Un autre exemple relatif au budget de la présidence de la République montre sa tendance à se conformer désormais aux règles administratives. Multiplié par plus de 37 entre 1994 et 2001, le budget de l’Élysée est ainsi passé de 2.9 à 112.5 millions d’euros41. Les services de la présidence ont finalement choisi de se doter d’un règlement budgétaire et comptable42 en vigueur depuis le 1er janvier 2017 et reprenant largement les normes applicables à la gestion publique et notamment les dispositions du décret du 7 novembre 2012 relatif à la gestion budgétaire et comptable publique43. À ce titre, les services de la présidence bénéficient comme tout autre service administratif d’un ordonnateur et d’un comptable44, dont ils étaient jusqu’à présent dépourvus. Or, en tant que service administratif45, la présidence dispose nécessairement d’un chef de service.
B – Le chef de l’État : chef de service de la présidence distinct de ses fonctions constitutionnelles
La constitution confère au Président un rôle de gardien des institutions et d’arbitre des conflits. En ce sens, il n’a pas vocation à exercer le pouvoir gouvernemental (a). Le texte constituant est en revanche silencieux sur le statut de chef de service de la présidence que s’attribue aujourd’hui le chef de l’État (b).

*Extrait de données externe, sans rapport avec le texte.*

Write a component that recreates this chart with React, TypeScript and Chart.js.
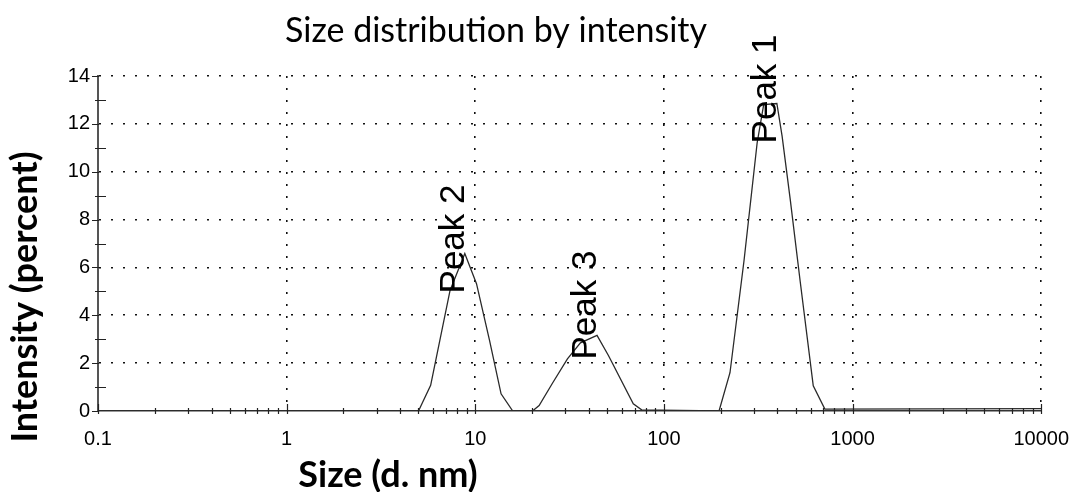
import { useEffect, useRef } from 'react';
import { Chart, registerables } from 'chart.js';

Chart.register(...registerables);

// ---- data ----
const SIZES_NM = [
  0.1, 5.0, 5.8, 7.35, 8.8, 10.15, 11.9, 13.7, 15.8,
  20.1, 21.8, 25.6, 30.8, 36.1, 44.2, 50.8, 68.8, 76.2,
  196, 224, 266, 312, 338, 397, 423, 468, 528, 619, 713, 10000,
];
const INTENSITY_PCT = [
  0, 0, 1.07, 5.04, 6.58, 5.32, 2.95, 0.72, 0,
  0, 0.23, 1.15, 2.18, 2.85, 3.16, 2.32, 0.3, 0.05,
  0, 1.6, 6.3, 11.2, 12.8, 12.85, 11.5, 8.8, 5.4, 1.05, 0.08, 0.1,
];

const X_TICKS = [0.1, 1, 10, 100, 1000, 10000];
const X_TICK_LABELS = ['0.1', '1', '10', '100', '1000', '10000'];
const X_MINOR_MULTIPLIERS = [2, 3, 4, 5, 6, 7, 8, 9];
const Y_TICKS = [0, 2, 4, 6, 8, 10, 12, 14];
const Y_TICK_LABELS = ['0', '2', '4', '6', '8', '10', '12', '14'];
const Y_MINOR_TICKS = [1, 3, 5, 7, 9, 11, 13];

const PEAK_LABELS = ['Peak 1', 'Peak 2', 'Peak 3'];
const PEAK_LABEL_SIZE = [338, 7.5, 37.5];
const PEAK_LABEL_INTENSITY = [13.46, 7.19, 4.43];

const TITLE = 'Size distribution by intensity';
const X_TITLE = 'Size (d. nm)';
const Y_TITLE = 'Intensity (percent)';

const decorPlugin = {
  id: 'decor',
  afterDatasetsDraw(chart: any) {
    const { ctx, chartArea } = chart;
    const xs = chart.scales.x;
    const ys = chart.scales.y;
    const { left, bottom } = chartArea;
    ctx.save();
    ctx.strokeStyle = '#222';
    ctx.lineWidth = 1.2;
    ctx.beginPath();
    for (let i = 0; i < X_TICKS.length - 1; i++) {
      for (const m of X_MINOR_MULTIPLIERS) {
        const px = Math.round(xs.getPixelForValue(X_TICKS[i] * m)) + 0.5;
        ctx.moveTo(px, bottom - 3);
        ctx.lineTo(px, bottom + 3);
      }
    }
    for (const v of X_TICKS) {
      const px = Math.round(xs.getPixelForValue(v)) + 0.5;
      ctx.moveTo(px, bottom - 7);
      ctx.lineTo(px, bottom + 3);
    }
    for (const v of Y_TICKS) {
      const py = Math.round(ys.getPixelForValue(v)) + 0.5;
      ctx.moveTo(left - 6, py);
      ctx.lineTo(left + 1, py);
    }
    for (const v of Y_MINOR_TICKS) {
      const py = Math.round(ys.getPixelForValue(v)) + 0.5;
      ctx.moveTo(left - 3, py);
      ctx.lineTo(left + 8, py);
    }
    ctx.stroke();
    ctx.restore();
  },
  afterDraw(chart: any) {
    const { ctx } = chart;
    const xs = chart.scales.x;
    const ys = chart.scales.y;
    ctx.save();
    ctx.fillStyle = '#000';

    // title
    ctx.font = '34px Lato';
    ctx.textAlign = 'center';
    ctx.textBaseline = 'alphabetic';
    ctx.fillText(TITLE, 496, 42);

    // x axis title
    ctx.font = 'bold 36px Lato';
    ctx.fillText(X_TITLE, 388, 487);

    // y axis title
    ctx.save();
    ctx.translate(25, 297);
    ctx.rotate(-Math.PI / 2);
    ctx.textBaseline = 'middle';
    ctx.fillText(Y_TITLE, 0, 0);
    ctx.restore();

    // peak labels
    ctx.font = '35px "Liberation Sans"';
    for (let i = 0; i < PEAK_LABELS.length; i++) {
      const px = xs.getPixelForValue(PEAK_LABEL_SIZE[i]);
      const py = ys.getPixelForValue(PEAK_LABEL_INTENSITY[i]);
      ctx.save();
      ctx.translate(px, py);
      ctx.rotate(-Math.PI / 2);
      ctx.textAlign = 'center';
      ctx.textBaseline = 'alphabetic';
      ctx.fillText(PEAK_LABELS[i], 0, 12);
      ctx.restore();
    }
    ctx.restore();
  },
};

export default function App() {
  const canvasRef = useRef<HTMLCanvasElement | null>(null);

  useEffect(() => {
    const canvas = canvasRef.current;
    if (!canvas) return;
    const chart = new Chart(canvas, {
      type: 'line',
      data: {
        datasets: [
          {
            data: SIZES_NM.map((s, i) => ({ x: s, y: INTENSITY_PCT[i] })),
            borderColor: '#2a2a2a',
            borderWidth: 1.3,
            pointRadius: 0,
            tension: 0,
            fill: false,
          },
        ],
      },
      options: {
        responsive: false,
        animation: false,
        devicePixelRatio: 1,
        layout: { padding: { top: 76, right: 35, left: 0, bottom: 0 } },
        plugins: {
          legend: { display: false },
          title: { display: false },
          tooltip: { enabled: false },
        },
        scales: {
          x: {
            type: 'logarithmic',
            min: 0.1,
            max: 10000,
            afterBuildTicks: (scale: any) => {
              scale.ticks = X_TICKS.map((v) => ({ value: v }));
            },
            afterFit: (scale: any) => {
              scale.height = 81;
            },
            ticks: {
              autoSkip: false,
              maxRotation: 0,
              padding: 16,
              color: '#000',
              font: { family: '"Liberation Sans"', size: 20 },
              callback: (_v: any, i: number) => X_TICK_LABELS[i],
            },
            grid: {
              drawTicks: false,
              lineWidth: 1.6,
              color: (c: any) => (c.index === 0 ? 'rgba(0,0,0,0)' : '#111'),
            },
            border: { display: true, color: '#333', width: 1.5, dash: [2, 10] },
          },
          y: {
            type: 'linear',
            min: 0,
            max: 14,
            afterBuildTicks: (scale: any) => {
              scale.ticks = Y_TICKS.map((v) => ({ value: v }));
            },
            afterFit: (scale: any) => {
              scale.width = 98;
            },
            ticks: {
              padding: 8,
              color: '#000',
              font: { family: '"Liberation Sans"', size: 20 },
              callback: (_v: any, i: number) => Y_TICK_LABELS[i],
            },
            grid: {
              drawTicks: false,
              lineWidth: 1.6,
              color: (c: any) => (c.index === 0 ? 'rgba(0,0,0,0)' : '#111'),
            },
            border: { display: true, color: '#555', width: 2, dash: [2, 10] },
          },
        },
      },
      plugins: [decorPlugin],
    } as any);

    return () => chart.destroy();
  }, []);

  return (
    <div style={{ position: 'fixed', left: 0, top: 0, width: 1085, height: 492, background: '#fff' }}>
      <canvas ref={canvasRef} width={1085} height={492} style={{ display: 'block' }} />
    </div>
  );
}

1 – Le chef de l’État : organe constitutionnel aux pouvoirs non gouvernementaux
Autorité constitutionnelle revalorisée sous la Vème République, le chef de l’État détient de la Constitution de nombreux pouvoirs lui permettant d’agir en différentes qualités selon les attributions qu’il exerce et les missions qu’il conduit. Il peut ainsi intervenir en tant qu’autorité politique46, diplomatique47, militaire48, législative49 voire judiciaire50. Pour ce faire, le Président de la République possède des pouvoirs décisionnels réels dans l’exercice desquels il est habilité à agir seul51, sans contreseing ministériel52, à titre d’incarnation du pouvoir étatique53. En dehors de ces cas, il détient les pouvoirs formels d’un chef d’État parlementaire qui sont soumis à contreseing54. Or, le contreseing « fait passer le véritable pouvoir du signataire irresponsable au contresignataire responsable ((COLLIARD J.-C., « Que peut le président ? », Pouvoirs, n° 68, 1994, p. 17.)) ». Même si la pratique présidentialiste sous la Vème République reflète de moins en moins cette réalité juridique, « gouvernement et parlement [appliquant] la politique d’un Président qui ne se veut responsable que devant le peuple ((FERAL F., « Les relations entre les pouvoirs sous la Vème République », dans La Constitution de la Vème République, op.cit., p. 94.)) », cette interprétation du contreseing est en adéquation avec la rédaction juridique parlementaire du texte constitutionnel. Ainsi que l’indique Georges Burdeau, « s’il ne lui est pas interdit d’agir, il ne peut le faire que par personne interposée, c’est-à-dire en usant, éventuellement, de son ascendant sur le Premier ministre. Mais normalement, le Président n’a pas la gestion des affaires55 ». L’article 19 de la constitution indique en effet que « les actes du Président de la République autres que ceux prévus aux articles 8 (1er alinéa), 11, 12, 16, 18, 54, 56 et 61 sont contresignés par le Premier ministre et, le cas échéant, par les ministres responsables ». D’un point de vue sémantique, cet article est limpide. Il pose un principe, celui du contreseing de tous les actes présidentiels par le Premier ministre ou les ministres responsables et huit exceptions56. Comme dans l’ensemble des textes juridiques français, l’indicatif a valeur d’impératif, ce qui signifie que tous les actes du président doivent être contresignés à l’exception de ceux qui en sont expressément dispensés57.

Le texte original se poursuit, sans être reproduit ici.